Web App Masters: Backstage with 37signals

by July 13, 2010

At the UIE Web App Masters Tour in Seattle WA, Ryan Singer described how 37signals solves design problems and collaborates by walking through the early stages of a new project in his talk Backstage with 37signals.

  • An interface is the boundary between people and databases. If you are only thinking about people, that’s only half of the equation. Start out by thinking about the database first.
  • When you think about the database, you can develop a model of the data that is required in an application. You can then work from this model object to determine how data will flow in and out (the app’s interactions).
  • There are some general patterns you can apply to most projects. 37signals uses index and show views in most apps. An index view provides an overview of content. Show views are detailed looks at individual items.
  • All projects at 37signals start with a low level of fidelity. They sketch out screens that represent an application’s data model. These sketches are very rough and don’t have much detail.
  • From these basic lightweight sketches, 37signals moves to HTML code. They don’t create diagrams, wireframes, or detailed visual designs. Just rough sketches to HTML.
  • It’s appropriate to jump into Photoshop for quick looks at how things might layout (if the markup would take too long) but it’s best to throw these files out when you are done since there is no direct connection between Photoshop comps and running code. Photoshop is for quick explorations not for deliverables. Only bring it up to do what’s to hard to quickly design in HTML & CSS.
  • There is one developer and one designer on each 37signals project.
  • The views folder in 37signals development environments is the responsibility of the designer.
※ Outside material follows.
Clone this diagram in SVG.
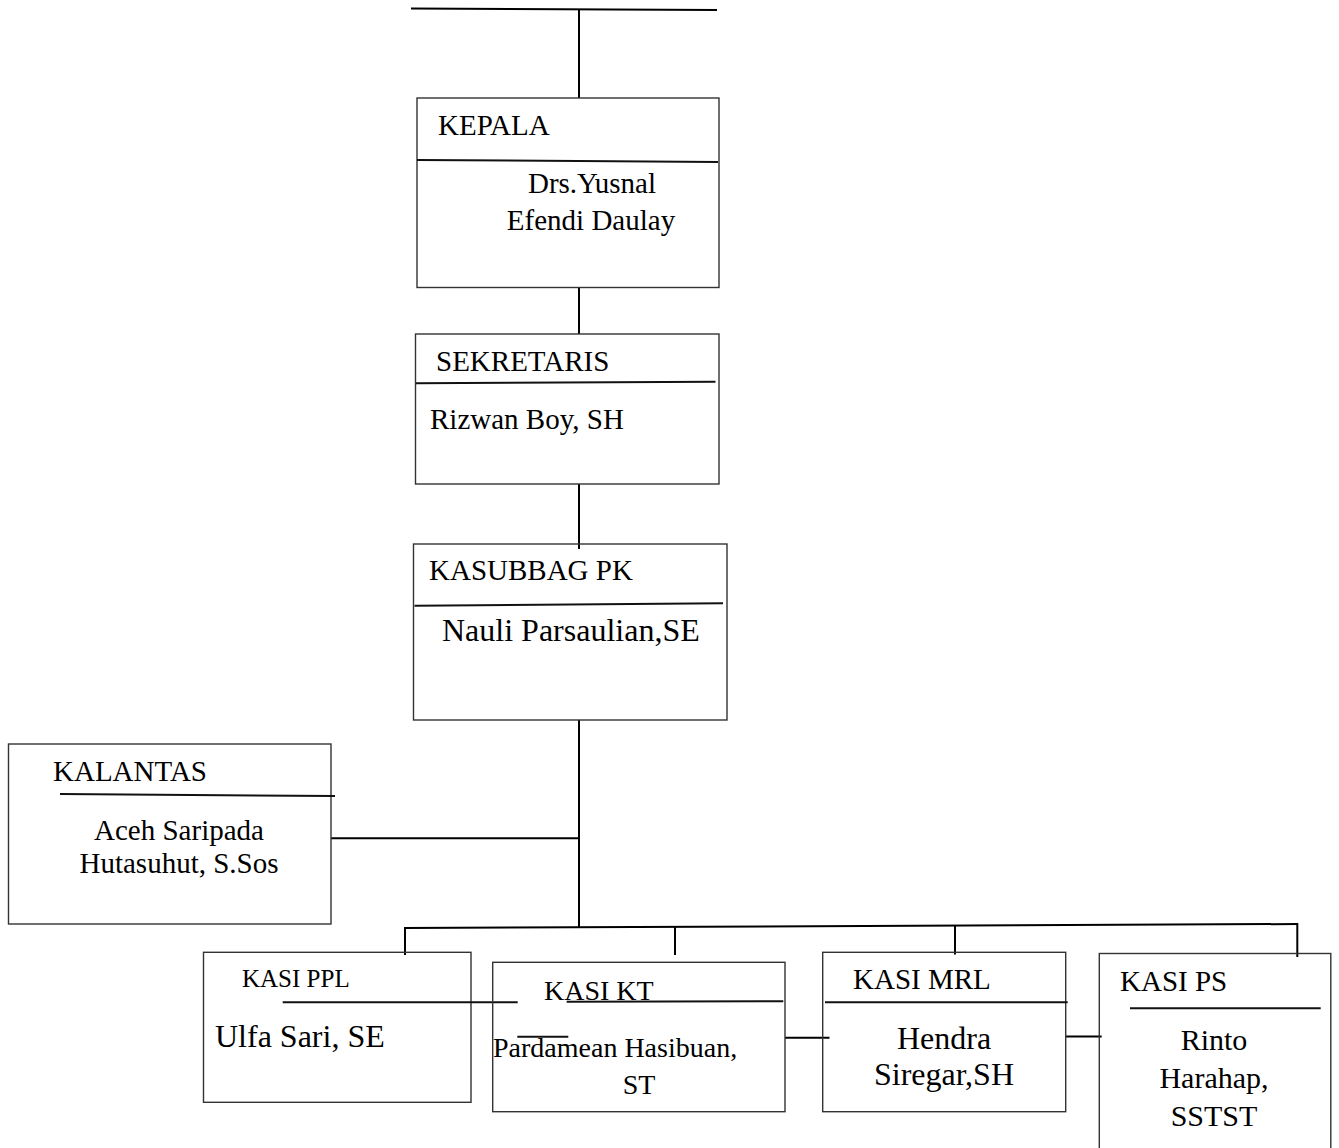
<svg xmlns="http://www.w3.org/2000/svg" width="1339" height="1148" viewBox="0 0 1339 1148">
<style>
rect.box{fill:none;stroke:#333;stroke-width:1.4}
line{stroke:#000;stroke-width:2}
.div{stroke:#111;stroke-width:2}
text{font-family:"Liberation Serif","Times New Roman",serif;fill:#000;font-size:29px}
.m{text-anchor:middle}
.b{font-size:32px}
</style>
<rect x="0" y="0" width="1339" height="1148" fill="#fff"/>
<g id="connectors">
<line x1="411" y1="8.5" x2="717" y2="10"/>
<line x1="579" y1="9" x2="579" y2="98"/>
<line x1="579" y1="288" x2="579" y2="334"/>
<line x1="579" y1="484" x2="579" y2="549"/>
<line x1="579" y1="720" x2="579" y2="927"/>
<line x1="331" y1="838.3" x2="579" y2="838.3"/>
<line x1="404" y1="928" x2="1298" y2="924"/>
<line x1="405" y1="927" x2="405" y2="955"/>
<line x1="675" y1="927" x2="675" y2="955"/>
<line x1="955" y1="925" x2="955" y2="954.5"/>
<line x1="1297.3" y1="923" x2="1297.3" y2="957"/>
<line x1="785" y1="1037.7" x2="829.5" y2="1037.7"/>
<line x1="1065.7" y1="1036.5" x2="1101.7" y2="1036.5"/>
</g>
<g id="kepala">
<rect class="box" x="417" y="98" width="302" height="189.5"/>
<line class="div" x1="417" y1="160" x2="718" y2="162"/>
<text x="438" y="135">KEPALA</text>
<text class="m" x="592" y="193">Drs.Yusnal</text>
<text class="m" x="591" y="230">Efendi Daulay</text>
</g>
<g id="sekretaris">
<rect class="box" x="415.5" y="334" width="303.5" height="150"/>
<line class="div" x1="416" y1="383.3" x2="715.5" y2="381.7"/>
<text x="436" y="371">SEKRETARIS</text>
<text x="430" y="429">Rizwan Boy, SH</text>
</g>
<g id="kasubbag">
<rect class="box" x="413.5" y="544" width="313.5" height="176"/>
<line class="div" x1="414.5" y1="605.7" x2="723" y2="603.3"/>
<text x="429" y="580">KASUBBAG PK</text>
<text class="b" x="442" y="641">Nauli Parsaulian,SE</text>
</g>
<g id="kalantas">
<rect class="box" x="8.5" y="744" width="322.5" height="180"/>
<line class="div" x1="60" y1="794" x2="335" y2="796"/>
<text x="53" y="781">KALANTAS</text>
<text class="m" x="179" y="840">Aceh Saripada</text>
<text class="m" x="179" y="873">Hutasuhut, S.Sos</text>
</g>
<g id="kasi-ppl">
<rect class="box" x="203.5" y="952.3" width="267.5" height="150"/>
<line class="div" x1="282.7" y1="1002.3" x2="517.7" y2="1002.3"/>
<text x="242" y="987" style="font-size:25px">KASI PPL</text>
<text class="b" x="215" y="1047">Ulfa Sari, SE</text>
</g>
<g id="kasi-kt">
<rect class="box" x="492.7" y="962.3" width="292.3" height="149.4"/>
<line class="div" x1="566.7" y1="1001.7" x2="783.3" y2="1001.2"/>
<line class="div" x1="517.3" y1="1036.7" x2="568.3" y2="1036.7"/>
<text x="544" y="1000" style="font-size:28px">KASI KT</text>
<text x="493" y="1057" style="font-size:28px">Pardamean Hasibuan,</text>
<text class="m" x="639" y="1094" style="font-size:28px">ST</text>
</g>
<g id="kasi-mrl">
<rect class="box" x="822.7" y="952.3" width="243" height="159.4"/>
<line class="div" x1="825" y1="1002.3" x2="1067.7" y2="1002.3"/>
<text x="853" y="989">KASI MRL</text>
<text class="m b" x="944" y="1049">Hendra</text>
<text class="m b" x="944" y="1085">Siregar,SH</text>
</g>
<g id="kasi-ps">
<rect class="box" x="1099.3" y="953.5" width="231.5" height="210"/>
<line class="div" x1="1130" y1="1008.3" x2="1320.7" y2="1008.3"/>
<text x="1120" y="991">KASI PS</text>
<text class="m" x="1214" y="1050" style="font-size:30px">Rinto</text>
<text class="m" x="1214" y="1088" style="font-size:30px">Harahap,</text>
<text class="m" x="1214" y="1126" style="font-size:30px">SSTST</text>
</g>
</svg>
This is where markup files have embedded Ruby commands to access backend systems. This puts real data in the HTML designs.
  • Model, sketch, HTML, and build everything.
  • Sketches help express a problem, moving to HTML with embeddable code allows real data to be in the designs right away.
  • Higher fidelity items tend not to result in actual running code. It’s better to put all your energy into lightweight sketches and running code. These two parts of the process provide the most value.
  • Design step by step: do small things at a time, get them working, then move on to the next item. Take bits of functionality that are needed and build them out one at a time until you have what the application needs.
  • Design from the inside out: start with the epicenter of a product and build outward. Keep your focus on the epicenter of the product you are designing.
  • Need to get feedback on use as soon as possible. Seeing customers use your product is secondary feedback. Primary feedback is using it yourself.